Sunday, April 29, 2012

Peter Golden talks about Comeback Love, the past, the present and more







Peter Golden's Comeback Love is a gorgeous novel about first love and second chances, and I am honored to have him here on my blog writing about how the past and the present exist together. Thank you so much, Peter.


Snow is falling past the glow of the gas lamps along the street, and the silvery flakes seem to fall straight through this winter evening into evenings gone by, when I watched the snow falling softly past my bedroom window and harbored no grander wish than that in the morning school would be closed.

Now, a half-century later, I wonder why I frequently find myself slipping backward through Time. Sure, I’ve been earning a living at it for a while—writing biography, history, and my just published novel, Comeback Love—but my wanderings are not limited to the hours I spend at my desk and often come over me as suddenly as a fever.

I have no explanation for it, but like any self-respecting novelist I do have a story.

A Saturday morning in October.
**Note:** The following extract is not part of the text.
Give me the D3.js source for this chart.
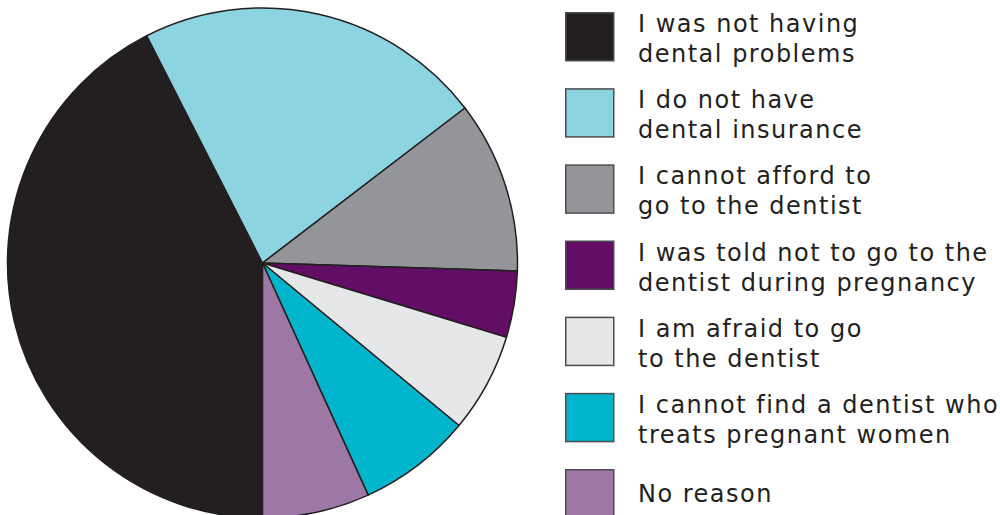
<!DOCTYPE html>
<html><head><meta charset="utf-8">
<script src="https://cdn.jsdelivr.net/npm/d3@7"></script>
<style>body{margin:0;background:#fff}svg{display:block}</style>
</head><body>
<svg id="chart" width="1000" height="515"></svg>
<script>
const categories = [
  ["I was not having", "dental problems"],
  ["I do not have", "dental insurance"],
  ["I cannot afford to", "go to the dentist"],
  ["I was told not to go to the", "dentist during pregnancy"],
  ["I am afraid to go", "to the dentist"],
  ["I cannot find a dentist who", "treats pregnant women"],
  ["No reason"]
];
const values = [42.5, 22.1, 10.9, 4.2, 6.3, 7.2, 6.8];
const colors = ["#231f20", "#8dd4e1", "#939598", "#620e66", "#e6e7e8", "#00b5cc", "#9d78a5"];

const svg = d3.select("#chart");
const cx = 262.5, cy = 263, r = 255;
const pie = d3.pie().sort(null).startAngle(Math.PI).endAngle(3 * Math.PI);
const arc = d3.arc().innerRadius(0).outerRadius(r);
const arcs = pie(values);
const g = svg.append("g").attr("transform", `translate(${cx},${cy})`);
g.selectAll("path").data(arcs).join("path")
  .attr("d", arc)
  .attr("fill", (d, i) => colors[i])
  .attr("stroke", "#231f20")
  .attr("stroke-width", 1.5)
  .attr("stroke-linejoin", "round");

const ly = d3.scaleLinear().domain([0, 6]).range([12, 469]);
const leg = svg.append("g");
const items = leg.selectAll("g").data(categories).join("g")
  .attr("transform", (d, i) => `translate(565,${ly(i)})`);
items.append("rect").attr("x", 0.75).attr("y", 0.75).attr("width", 48).attr("height", 48)
  .attr("fill", (d, i) => colors[i]).attr("stroke", "#4d4d4f").attr("stroke-width", 1.5);
items.each(function(d) {
  const t = d3.select(this).append("text")
    .attr("x", 73)
    .attr("font-family", "Verdana, 'DejaVu Sans', sans-serif")
    .attr("font-size", 24)
    .attr("letter-spacing", "1.5px")
    .attr("fill", "#231f20");
  if (d.length === 1) {
    t.append("tspan").attr("x", 73).attr("y", 33).text(d[0]);
  } else {
    t.append("tspan").attr("x", 73).attr("y", 20).text(d[0]);
    t.append("tspan").attr("x", 73).attr("y", 50).text(d[1]);
  }
});
</script>
</body></html>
The Lone Ranger is on TV. I’m seven years old, wearing a white cowboy hat, black mask, and a holster with two white-handled six shooters like you-know-who. When the program is over, I go into the back yard. Around the neighborhood I hear metal rakes scraping against sidewalks while blue smoke, fragrant with burning leaves, drifts over the houses. My father went to the store for cigarettes, and when he comes home I’m going to be put to work. For some reason, this is the day that I decide a curtain separates the present from the past, a purple velvet curtain like the one on the stage at my elementary school. The wind picks up, the curtain moves aside, and convinced that it would more fun back there than raking leaves, I step behind it and find myself on the other side of Time.

My father did come home, but never asked me to rake. Maybe he couldn’t see me. He was a practical man and tended to live in the present.

For the last fifty years, I have moved from one side of this curtain to the other like a hyperactive stagehand. When I was writing Comeback Love, I was walking along Broadway toward 114th Street and passed Havana Central restaurant, but it was a an Indian-summer evening in 1969 and the restaurant was the West End Bar filled with rowdy jocks swilling beer, intellectuals eating hamburgers, and revolutionaries munching potato chips, On another day, I was in Washington Square Park, spiffed up now to match the grand town houses along its leafy borders, and yet for me the park was crowded with hippies, hoods, burnouts, bums, druggies, and students gathered around the high, silvery mist of the fountain.

And here I go again with a new novel—working title, The Winter of Julian  Rose—beginning in 1938 and ending in 1966, moving from Hitler’s Berlin to Miami Beach, Greenwich Village to Paris, South Orange, New Jersey, to Lake Nisswa, Minnesota.

Sitting at the center of the novel is Kendall Ann Wakefield, a beautiful, African-American woman, a photographer whom I met at Le Café Tournon in Paris. The war has been over for a couple of years, and when I walked into the Tournon, I saw Kenni-Ann in the corner of the café, playing pinball with the novelist, Richard Wright. Later, in the Jardin du Luxembourg, as I strolled by the bright rows of flowers, Kenni-Ann was photographing the Parisians reading newspapers and books on the long line of chairs.

And so I hang on while I am, in Fitzgerald’s words, “borne back ceaselessly into the past.”
            
I can’t say that I understand it, but I would have it no other way.